Arrangements and transcriptions can be very clever, but sometimes the cleverness is all that we are left with. That's how much of the work of the Swingle Singers makes me feel. At other times, the results are ineffably beautiful, and they amplify everything about the music. Such is the case with the transcriptions on this CD. This is a follow-up to the first Transcriptions CD, also with Accentus and director Equilbey (Naïve V4947), in which music by Bach, Barber, Berg, Chopin, Debussy, Mahler, Ravel, and Wolf was similarly treated.
These transcriptions are by Franck Krawczyk, Clytus Gottwald, Peter Cornelius, Gérard Pesson, and Thierry Machuel. An interesting gauntlet of challenges has been conquered here. Some works, such as the complete "Winter" from Vivaldi's The Four Seasons and two movements from Ravel's Mother Goose, are completely instrumental, and so words needed to be found to complement and fit the music. That probably was the easy part; more difficult was the transcription of an instrumental part into something that was possible, albeit often just barely, for human voices to sing. (Granted, the members of Accentus seem to be capable of just about everything.) Odder yet are the two movements from Ravel's Shéhérazade. Originally scored for voice and orchestra, Gérard Pesson, has transcribed both the voice and the orchestral parts for Accentus. In pieces which exist in versions for voice and piano, and also for voice and orchestra, the transcribers have used the latter as the basis for their transcriptions… so everything gets thrown into the mix, not just the vocal line. Another oddity is the Schubert Grablied. Schubert's "Death and the Maiden" Quartet is so named because the second movement is a set of variations on the melody from Schubert's Lied by the same name. Instead of merely transcribing the original Lied for chorus, Peter Cornelius has taken the string quartet as his model for this Grablied. Indeed, the Swingle Singers this is not!

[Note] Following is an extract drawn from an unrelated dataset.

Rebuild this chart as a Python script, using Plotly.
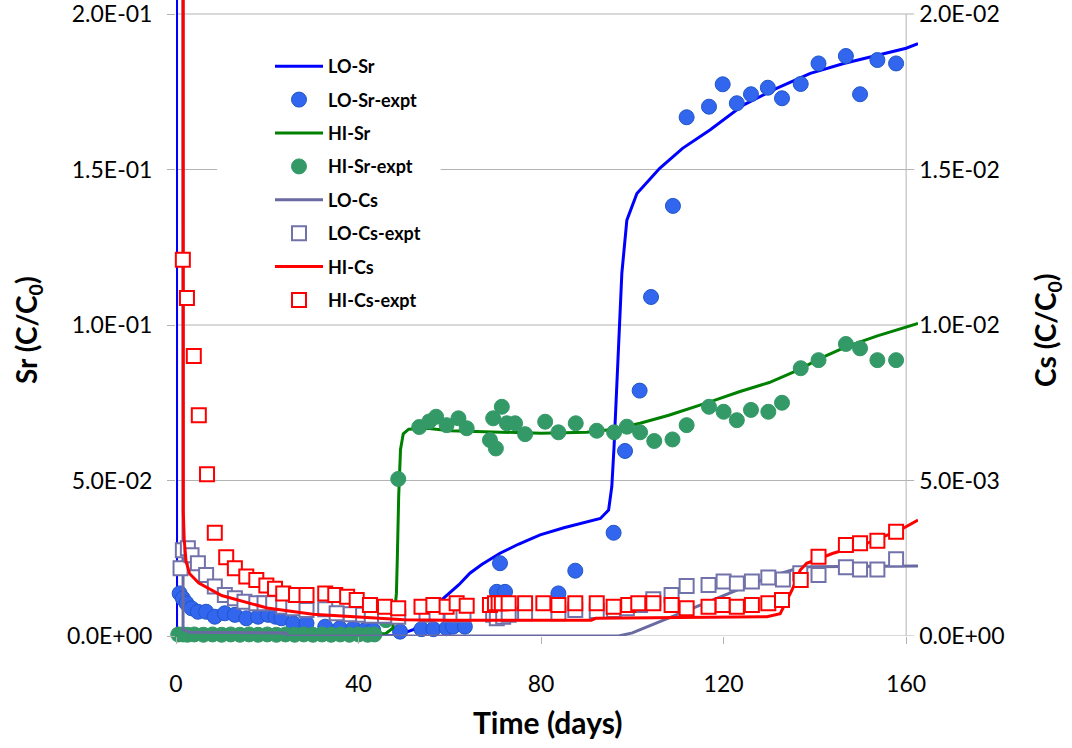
import plotly.graph_objects as go

# ---------------- data ----------------
# model curves (time in days)
LO_SR_T = [0.1, 0.12, 1, 10, 45, 48, 50, 52, 55, 58.6, 62, 64.4, 67, 71, 75, 79.8, 85, 90, 93, 94.8, 95.5, 96,
           96.6, 97.2, 97.7, 98.8, 101, 106, 111, 117, 124.3, 131.6, 139, 146.3, 153.6, 160, 162.6]
LO_SR = [1.0, 0.003, 0.0005, 0.0002, 0.0, 0.0002, 0.001, 0.002, 0.0055, 0.0121, 0.0165, 0.0202, 0.023, 0.0266,
         0.0295, 0.0325, 0.0348, 0.0366, 0.0378, 0.0405, 0.048, 0.061, 0.082, 0.100, 0.1166, 0.1337, 0.1423,
         0.1504, 0.1568, 0.1627, 0.1707, 0.1761, 0.1809, 0.1841, 0.1868, 0.189, 0.1905]

HI_SR_T = [0.3, 10, 30, 46, 47.5, 48.0, 48.3, 48.5, 48.8, 49.2, 49.8, 51, 55, 60, 70, 80, 90, 96, 101.7, 108,
           117, 123.6, 130, 136.8, 140.8, 146.8, 153.7, 160, 162.6]
HI_SR = [0.0005, 0.0004, 0.0004, 0.0008, 0.0025, 0.009, 0.0137, 0.025, 0.045, 0.060, 0.065, 0.0665, 0.0668,
         0.066, 0.0655, 0.0652, 0.0655, 0.0665, 0.0684, 0.071, 0.0753, 0.0786, 0.0815, 0.0858, 0.089, 0.093,
         0.0965, 0.0994, 0.1005]

LO_CS_T = [1.45, 1.55, 3, 24, 24.5, 97, 100, 105, 110, 115, 120, 125, 130, 135, 139, 162.6]
LO_CS = [0.05, 0.0002, 0.00012, 0.0001, 0.0, 0.0, 0.0001, 0.0004, 0.00068, 0.001, 0.0013, 0.0016, 0.0019,
         0.00212, 0.00223, 0.00225]

HI_CS_T = [1.55, 1.6, 1.8, 2.2, 3, 5, 10, 20, 30, 40, 50, 60, 91, 92, 115, 129.5, 132.4, 135, 136.8, 138.2,
           144, 151.4, 158.7, 162.6]
HI_CS = [0.05, 0.0040, 0.0031, 0.0024, 0.0020, 0.0017, 0.0013, 0.0009, 0.0007, 0.0006, 0.00052, 0.00051,
         0.00051, 0.00057, 0.0006, 0.00062, 0.00072, 0.00148, 0.00212, 0.00234, 0.00266, 0.00298, 0.00341,
         0.00373]

# experimental points
LO_SR_EXPT_T = [0.8, 1.5, 2.3, 3.4, 4.8, 6.6, 8.5, 10.7, 12.9, 15.4, 18.0, 20.2, 21.8, 23.1, 25.7, 28.6, 32.7,
                35.9, 38.9, 41.4, 43.2, 49.1, 53.8, 56.4, 59.3, 60.7, 63.3, 70.3, 71.0, 72.1, 83.8, 87.5, 95.9,
                98.4, 101.6, 104.1, 108.9, 111.9, 116.8, 119.8, 122.9, 126.0, 129.7, 132.8, 136.9, 140.8, 146.8,
                149.9, 153.7, 157.8]
LO_SR_EXPT = [0.0137, 0.0121, 0.0105, 0.0089, 0.0078, 0.0078, 0.0062, 0.0073, 0.0068, 0.0057, 0.0062, 0.0068,
              0.0062, 0.0057, 0.0041, 0.0041, 0.0030, 0.0025, 0.0025, 0.0019, 0.0019, 0.0014, 0.0022, 0.0022,
              0.0025, 0.0030, 0.0030, 0.0142, 0.0234, 0.0142, 0.0137, 0.0210, 0.0332, 0.0595, 0.0789, 0.1090,
              0.1383, 0.1668, 0.1702, 0.1774, 0.1713, 0.1742, 0.1763, 0.1729, 0.1775, 0.1841, 0.1865, 0.1742,
              0.1852, 0.1841]

HI_SR_EXPT_T = [0.5, 1.5, 2.5, 4, 6, 8, 10, 12, 14, 16, 18, 20, 22, 24, 26, 28, 30, 32, 34, 36, 38, 40, 42, 43.5,
                46.0, 48.7, 53.3, 55.5, 57.0, 59.3, 61.9, 63.7, 68.8, 69.5, 70.1, 71.4, 72.5, 74.3, 76.5, 80.9,
                83.8, 87.6, 92.2, 96.0, 98.8, 101.7, 104.8, 108.8, 111.9, 116.8, 120.0, 122.9, 126.0, 129.8,
                132.8, 136.9, 140.8, 146.8, 149.9, 153.7, 157.8]
HI_SR_EXPT = [0.0005, 0.0005, 0.0004, 0.0005, 0.0004, 0.0005, 0.0004, 0.0005, 0.0004, 0.0005, 0.0004, 0.0005,
              0.0004, 0.0005, 0.0004, 0.0005, 0.0004, 0.0005, 0.0004, 0.0005, 0.0004, 0.0005, 0.0004, 0.0005,
              0.0051, 0.0505, 0.0672, 0.0690, 0.0705, 0.0678, 0.0700, 0.0668, 0.0630, 0.0700, 0.0603, 0.0737,
              0.0684, 0.0684, 0.0649, 0.0689, 0.0655, 0.0684, 0.0660, 0.0655, 0.0673, 0.0655, 0.0627, 0.0632,
              0.0678, 0.0737, 0.0721, 0.0694, 0.0727, 0.0721, 0.0750, 0.0861, 0.0887, 0.0939, 0.0925, 0.0887,
              0.0887]

LO_CS_EXPT_T = [1.0, 1.5, 2.6, 3.4, 4.8, 6.6, 8.5, 10.7, 12.9, 15.0, 17.6, 19.4, 21.3, 23.5, 25.7, 28.6, 32.7,
                35.2, 38.3, 41.0, 42.9, 45.8, 48.7, 54.9, 57.1, 60.4, 63.0, 69.5, 70.3, 71.7, 72.9, 76.5, 83.8,
                87.5, 92.2, 96.0, 98.8, 101.7, 104.6, 108.6, 111.9, 116.7, 120.0, 122.9, 126.2, 129.8, 133.0,
                136.8, 140.8, 146.8, 149.9, 153.7, 157.8]
LO_CS_EXPT = [0.00218, 0.00276, 0.00282, 0.00260, 0.00234, 0.00196, 0.00159, 0.00132, 0.00121, 0.00110,
              0.00105, 0.00105, 0.00105, 0.00094, 0.00089, 0.00084, 0.00086, 0.00073, 0.00070, 0.00068, 0.00065,
              0.00065, 0.00062, 0.00068, 0.00073, 0.00068, 0.00068, 0.00068, 0.00057, 0.00062, 0.00068, 0.00073,
              0.00073, 0.00084, 0.00080, 0.00084, 0.00089, 0.00100, 0.00118, 0.00132, 0.00161, 0.00164, 0.00175,
              0.00169, 0.00175, 0.00188, 0.00182, 0.00202, 0.00196, 0.00221, 0.00214, 0.00214, 0.00247]

HI_CS_EXPT_T = [1.5, 2.4, 3.9, 5.0, 6.8, 8.5, 11.0, 12.9, 15.4, 17.6, 19.8, 21.7, 23.5, 26.3, 28.6, 32.7, 34.9,
                37.5, 39.6, 42.5, 45.8, 48.7, 53.8, 56.4, 59.3, 61.5, 63.7, 68.8, 69.9, 70.7, 71.4, 72.9, 76.5,
                80.5, 83.8, 87.5, 92.2, 95.9, 99.1, 101.3, 104.6, 108.6, 111.9, 116.7, 119.8, 122.9, 126.2, 129.8,
                132.8, 136.9, 140.8, 146.8, 149.9, 153.7, 157.8]
HI_CS_EXPT = [0.0121, 0.01087, 0.0090, 0.0071, 0.0052, 0.00332, 0.00253, 0.00218, 0.00191, 0.00180, 0.00162,
              0.00152, 0.00137, 0.00132, 0.00132, 0.00137, 0.00132, 0.00126, 0.00116, 0.00100, 0.00094, 0.00089,
              0.00094, 0.00100, 0.00094, 0.00105, 0.00097, 0.00100, 0.00105, 0.00105, 0.00105, 0.00105, 0.00105,
              0.00105, 0.00100, 0.00105, 0.00105, 0.00094, 0.00100, 0.00105, 0.00105, 0.00100, 0.00089, 0.00094,
              0.00100, 0.00094, 0.00100, 0.00105, 0.00116, 0.00180, 0.00255, 0.00293, 0.00298, 0.00306, 0.00335]

X_TICKS = [0, 40, 80, 120, 160]
Y1_TICKS = [0, 0.05, 0.10, 0.15, 0.20]
Y1_LABELS = ["0.0E+00", "5.0E-02", "1.0E-01", "1.5E-01", "2.0E-01"]
Y2_TICKS = [0, 0.005, 0.010, 0.015, 0.020]
Y2_LABELS = ["0.0E+00", "5.0E-03", "1.0E-02", "1.5E-02", "2.0E-02"]

# ---------------- layout constants ----------------
W, H = 1072, 748
ML, MR, MT, MB = 176, 154, 0, 112
XMAX = 162.6          # model curves run slightly past the last tick
XEND = 160
PLOT_H = H - MT - MB  # 636
PLOT_W = W - ML - MR
Y1_TOP = 0.2 * PLOT_H / (PLOT_H - 14)
Y2_TOP = Y1_TOP / 10
GRID = "#b3b3b3"
FONT = "Lato"

fig = go.Figure()

def line_trace(x, y, name, color, yaxis):
    return go.Scatter(x=x, y=y, mode="lines", name=name, yaxis=yaxis, legendgroup=name,
                      line=dict(color=color, width=3))

def marker_trace(x, y, name, symbol, fill, edge, size, lw, yaxis):
    return go.Scatter(x=x, y=y, mode="markers", name=name, yaxis=yaxis, legendgroup=name, cliponaxis=False,
                      marker=dict(symbol=symbol, size=size, color=fill, line=dict(color=edge, width=lw)))

fig.add_trace(line_trace(LO_SR_T, LO_SR, "LO-Sr", "#0000ff", "y"))
fig.add_trace(marker_trace(LO_SR_EXPT_T, LO_SR_EXPT, "LO-Sr-expt", "circle", "#3366ee", "#1f56c8", 15, 1, "y"))
fig.add_trace(line_trace(HI_SR_T, HI_SR, "HI-Sr", "#008000", "y"))
fig.add_trace(marker_trace(HI_SR_EXPT_T, HI_SR_EXPT, "HI-Sr-expt", "circle", "#339966", "#339966", 15, 1, "y"))
fig.add_trace(line_trace(LO_CS_T, LO_CS, "LO-Cs", "#6a6aa2", "y2"))
fig.add_trace(marker_trace(LO_CS_EXPT_T, LO_CS_EXPT, "LO-Cs-expt", "square", "white", "#7272aa", 14, 2, "y2"))
fig.add_trace(line_trace(HI_CS_T, HI_CS, "HI-Cs", "#ff0000", "y2"))
fig.add_trace(marker_trace(HI_CS_EXPT_T, HI_CS_EXPT, "HI-Cs-expt", "square", "white", "#ff0000", 14, 2, "y2"))

# gridlines / axis lines that stop at the last tick
shapes = []
def hline(y, x0, x1, yref="y"):
    shapes.append(dict(type="line", xref="x", yref=yref, x0=x0, x1=x1, y0=y, y1=y,
                       line=dict(color=GRID, width=1), layer="below"))

for v in Y1_TICKS[1:]:
    if v == 0.15:
        hline(v, 0, 9.0)       # the legend box hides this gridline in the original
        hline(v, 58.0, XEND)
    else:
        hline(v, 0, XEND)
hline(0, 0, XEND)
shapes.append(dict(type="line", xref="x", yref="y", x0=0, x1=0, y0=0, y1=0.2,
                   line=dict(color=GRID, width=1), layer="below"))
shapes.append(dict(type="line", xref="x", yref="y", x0=XEND, x1=XEND, y0=0, y1=0.2,
                   line=dict(color=GRID, width=1), layer="below"))
for v in Y2_TICKS:
    shapes.append(dict(type="line", xref="x", yref="y2", xsizemode="pixel", xanchor=XEND, x0=0, x1=8,
                       y0=v, y1=v, line=dict(color=GRID, width=1), layer="below"))

tickfont = dict(family=FONT, size=23, color="black")
titlefont = dict(family=FONT, size=28, color="black", weight="bold")
xtitlefont = dict(family=FONT, size=30, color="black", weight="bold")

fig.update_layout(
    width=W, height=H,
    margin=dict(l=ML, r=MR, t=MT, b=MB, pad=0),
    paper_bgcolor="white", plot_bgcolor="white",
    shapes=shapes,
    xaxis=dict(range=[0, XMAX], tickvals=X_TICKS, ticks="outside", ticklen=7, tickcolor=GRID,
               showgrid=False, zeroline=False, showline=False, tickfont=tickfont,
               ticklabelstandoff=20, automargin=False, ticklabeloverflow="allow"),
    yaxis=dict(range=[0, Y1_TOP], tickvals=Y1_TICKS, ticktext=Y1_LABELS, ticks="outside", ticklen=8,
               tickcolor=GRID, showgrid=False, zeroline=False, showline=False, tickfont=tickfont,
               ticklabelstandoff=10, automargin=False, ticklabeloverflow="allow"),
    yaxis2=dict(range=[0, Y2_TOP], tickvals=Y2_TICKS, ticktext=Y2_LABELS, overlaying="y", side="right",
                anchor="free", position=XEND / XMAX, ticks="", showgrid=False, zeroline=False,
                showline=False, tickfont=tickfont, ticklabelstandoff=12, automargin=False,
                ticklabeloverflow="allow"),
    legend=dict(x=(270 - ML) / PLOT_W, y=1 - 48 / PLOT_H, xanchor="left", yanchor="top",
                bgcolor="rgba(0,0,0,0)", font=dict(family=FONT, size=18, color="black", weight="bold"),
                itemwidth=48, tracegroupgap=7, traceorder="grouped"),
    annotations=[
        dict(text="Time (days)", xref="paper", yref="paper", x=0.5, y=(PLOT_H - 722) / PLOT_H,
             showarrow=False, font=xtitlefont, xanchor="center", yanchor="middle"),
        dict(text="Sr (C/C<sub>0</sub>)", xref="paper", yref="paper", x=(28 - ML) / PLOT_W,
             y=(PLOT_H - 330) / PLOT_H, textangle=-90, showarrow=False, font=titlefont,
             xanchor="center", yanchor="middle"),
        dict(text="Cs (C/C<sub>0</sub>)", xref="paper", yref="paper", x=(1047 - ML) / PLOT_W,
             y=(PLOT_H - 330) / PLOT_H, textangle=-90, showarrow=False, font=titlefont,
             xanchor="center", yanchor="middle"),
    ],
)

fig.write_html("out.html")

To give credit where credit is due, although most of these performances are unaccompanied, pianist Brigitte Engerer helps out in Schubert's Litanei, and small Baroque ensemble, Les Monts de Reuil, makes Vivaldi's wintry landscape that much colder. Soprano Solange Añorga, apparently not a regular member of Accentus, sings in several of the selections.

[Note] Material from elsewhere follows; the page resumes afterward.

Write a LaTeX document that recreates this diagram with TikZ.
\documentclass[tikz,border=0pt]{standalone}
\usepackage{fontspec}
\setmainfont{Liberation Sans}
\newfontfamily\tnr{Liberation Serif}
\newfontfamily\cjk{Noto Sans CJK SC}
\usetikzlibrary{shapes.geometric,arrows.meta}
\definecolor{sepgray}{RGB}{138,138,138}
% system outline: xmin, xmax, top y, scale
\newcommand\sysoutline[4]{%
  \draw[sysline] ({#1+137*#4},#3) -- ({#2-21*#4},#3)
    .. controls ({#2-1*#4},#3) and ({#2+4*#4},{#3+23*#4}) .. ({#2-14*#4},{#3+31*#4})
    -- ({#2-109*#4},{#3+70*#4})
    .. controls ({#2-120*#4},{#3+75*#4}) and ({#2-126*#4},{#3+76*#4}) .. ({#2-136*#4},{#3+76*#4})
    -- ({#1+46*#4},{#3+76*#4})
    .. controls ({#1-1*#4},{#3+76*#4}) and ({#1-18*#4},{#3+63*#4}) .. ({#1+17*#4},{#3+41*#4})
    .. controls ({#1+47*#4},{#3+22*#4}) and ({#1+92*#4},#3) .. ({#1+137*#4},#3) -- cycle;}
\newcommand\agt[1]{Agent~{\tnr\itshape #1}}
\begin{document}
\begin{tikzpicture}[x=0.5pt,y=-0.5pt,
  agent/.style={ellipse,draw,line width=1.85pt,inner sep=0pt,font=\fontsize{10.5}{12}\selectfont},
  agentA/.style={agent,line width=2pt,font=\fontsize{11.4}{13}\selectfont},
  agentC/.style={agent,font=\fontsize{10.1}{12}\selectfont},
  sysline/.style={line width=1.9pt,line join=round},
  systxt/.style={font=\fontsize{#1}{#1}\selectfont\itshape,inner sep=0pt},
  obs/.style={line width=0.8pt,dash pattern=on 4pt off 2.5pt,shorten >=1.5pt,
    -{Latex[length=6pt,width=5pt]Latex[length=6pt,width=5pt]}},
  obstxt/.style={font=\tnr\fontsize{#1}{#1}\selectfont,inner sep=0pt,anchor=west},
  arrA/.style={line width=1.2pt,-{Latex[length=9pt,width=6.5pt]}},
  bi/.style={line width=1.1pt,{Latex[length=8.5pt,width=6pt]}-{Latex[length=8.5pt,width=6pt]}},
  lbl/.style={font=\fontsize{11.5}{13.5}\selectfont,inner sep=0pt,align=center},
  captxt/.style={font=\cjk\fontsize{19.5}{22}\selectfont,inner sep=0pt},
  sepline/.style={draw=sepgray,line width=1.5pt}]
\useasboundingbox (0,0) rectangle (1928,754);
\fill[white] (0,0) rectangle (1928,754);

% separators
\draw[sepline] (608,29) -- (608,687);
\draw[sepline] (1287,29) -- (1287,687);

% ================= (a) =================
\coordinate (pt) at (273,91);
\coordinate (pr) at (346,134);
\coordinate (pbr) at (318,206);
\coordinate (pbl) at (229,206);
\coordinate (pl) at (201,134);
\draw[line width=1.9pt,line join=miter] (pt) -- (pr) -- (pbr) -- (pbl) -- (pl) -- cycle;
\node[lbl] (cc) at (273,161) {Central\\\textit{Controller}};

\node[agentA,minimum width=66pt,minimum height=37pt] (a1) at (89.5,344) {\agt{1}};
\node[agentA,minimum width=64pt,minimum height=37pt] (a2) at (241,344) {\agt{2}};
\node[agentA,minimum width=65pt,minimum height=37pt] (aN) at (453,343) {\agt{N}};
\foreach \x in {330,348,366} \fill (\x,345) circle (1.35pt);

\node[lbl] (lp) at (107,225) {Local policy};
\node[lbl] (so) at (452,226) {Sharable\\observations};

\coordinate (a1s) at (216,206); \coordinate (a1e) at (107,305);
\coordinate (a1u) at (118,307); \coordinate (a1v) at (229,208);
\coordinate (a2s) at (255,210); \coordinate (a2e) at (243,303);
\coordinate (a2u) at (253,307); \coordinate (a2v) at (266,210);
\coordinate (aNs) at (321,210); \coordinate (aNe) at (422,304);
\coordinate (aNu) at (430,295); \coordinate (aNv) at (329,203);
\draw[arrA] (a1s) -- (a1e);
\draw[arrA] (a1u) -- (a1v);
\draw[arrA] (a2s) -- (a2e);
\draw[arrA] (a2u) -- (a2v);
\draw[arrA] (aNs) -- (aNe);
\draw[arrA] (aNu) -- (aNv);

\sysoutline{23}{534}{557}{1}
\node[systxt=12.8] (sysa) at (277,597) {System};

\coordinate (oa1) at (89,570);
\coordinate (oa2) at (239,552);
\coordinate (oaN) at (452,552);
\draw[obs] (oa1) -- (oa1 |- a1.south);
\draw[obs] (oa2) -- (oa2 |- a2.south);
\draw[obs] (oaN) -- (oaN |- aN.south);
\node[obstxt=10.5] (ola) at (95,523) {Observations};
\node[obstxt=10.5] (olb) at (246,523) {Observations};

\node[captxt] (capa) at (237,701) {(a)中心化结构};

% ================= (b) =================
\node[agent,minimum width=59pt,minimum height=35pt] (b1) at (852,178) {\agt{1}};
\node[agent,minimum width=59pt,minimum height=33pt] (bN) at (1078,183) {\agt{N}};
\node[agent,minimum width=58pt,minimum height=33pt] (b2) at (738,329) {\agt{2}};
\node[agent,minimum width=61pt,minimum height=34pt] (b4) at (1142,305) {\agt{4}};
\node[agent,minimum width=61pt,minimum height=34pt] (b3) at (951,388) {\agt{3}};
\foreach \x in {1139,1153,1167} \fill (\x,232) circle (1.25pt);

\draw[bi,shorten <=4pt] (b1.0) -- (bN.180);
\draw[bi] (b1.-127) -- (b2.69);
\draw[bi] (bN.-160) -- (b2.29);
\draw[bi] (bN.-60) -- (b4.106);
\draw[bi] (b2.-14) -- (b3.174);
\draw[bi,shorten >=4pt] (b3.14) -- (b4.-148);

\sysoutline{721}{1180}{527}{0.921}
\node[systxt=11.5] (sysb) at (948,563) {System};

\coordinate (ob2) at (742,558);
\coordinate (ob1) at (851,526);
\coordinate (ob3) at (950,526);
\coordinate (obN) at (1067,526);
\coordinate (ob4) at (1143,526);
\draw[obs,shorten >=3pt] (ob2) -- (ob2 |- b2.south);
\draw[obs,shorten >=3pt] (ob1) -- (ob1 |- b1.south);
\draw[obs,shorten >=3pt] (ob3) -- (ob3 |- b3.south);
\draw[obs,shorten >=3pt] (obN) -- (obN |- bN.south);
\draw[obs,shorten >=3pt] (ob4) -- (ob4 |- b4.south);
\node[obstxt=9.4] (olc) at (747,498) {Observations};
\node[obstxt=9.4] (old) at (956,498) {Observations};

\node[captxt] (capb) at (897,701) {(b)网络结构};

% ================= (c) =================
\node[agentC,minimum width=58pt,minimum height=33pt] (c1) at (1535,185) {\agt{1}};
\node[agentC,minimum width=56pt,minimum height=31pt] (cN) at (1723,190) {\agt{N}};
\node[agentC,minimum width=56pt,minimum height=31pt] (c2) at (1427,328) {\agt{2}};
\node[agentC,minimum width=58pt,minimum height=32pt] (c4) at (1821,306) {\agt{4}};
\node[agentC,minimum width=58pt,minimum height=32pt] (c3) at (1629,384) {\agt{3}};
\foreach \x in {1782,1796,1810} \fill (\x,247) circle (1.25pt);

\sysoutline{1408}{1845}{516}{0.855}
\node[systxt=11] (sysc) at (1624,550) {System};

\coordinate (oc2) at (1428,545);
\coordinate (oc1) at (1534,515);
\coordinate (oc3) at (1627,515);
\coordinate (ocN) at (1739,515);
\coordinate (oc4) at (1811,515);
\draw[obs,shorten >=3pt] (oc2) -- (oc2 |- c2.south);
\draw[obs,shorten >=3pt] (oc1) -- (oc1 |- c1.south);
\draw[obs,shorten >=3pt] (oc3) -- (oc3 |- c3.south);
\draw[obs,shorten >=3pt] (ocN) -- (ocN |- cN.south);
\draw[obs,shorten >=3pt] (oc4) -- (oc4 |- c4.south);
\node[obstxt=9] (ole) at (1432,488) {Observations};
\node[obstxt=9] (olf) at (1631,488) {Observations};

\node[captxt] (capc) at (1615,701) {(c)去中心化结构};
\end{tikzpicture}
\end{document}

There are 32 members of Accentus, an ensemble that seems to have been patterned after Clytus Gottwald's Schola Cantorum Stuttgart. Accentus was founded by Equilbey more than a decade ago, and has made nine earlier CDs for Naïve including the aforementioned Transcriptions disc. Here's a group that has everything: perfect tuning, pinpoint accuracy, artistic sensitivity, courage, imagination, and heart. When they start to sing, everything else stops to listen. The engineering team wisely chose the recording venue, and just as wisely, accepted the evocative reverberation that it added. One might say that the Arsenal in Metz (France, I assume), is the sustaining pedal on Accentus's piano.
This is one of the most strikingly beautiful CDs to be released so far in 2007.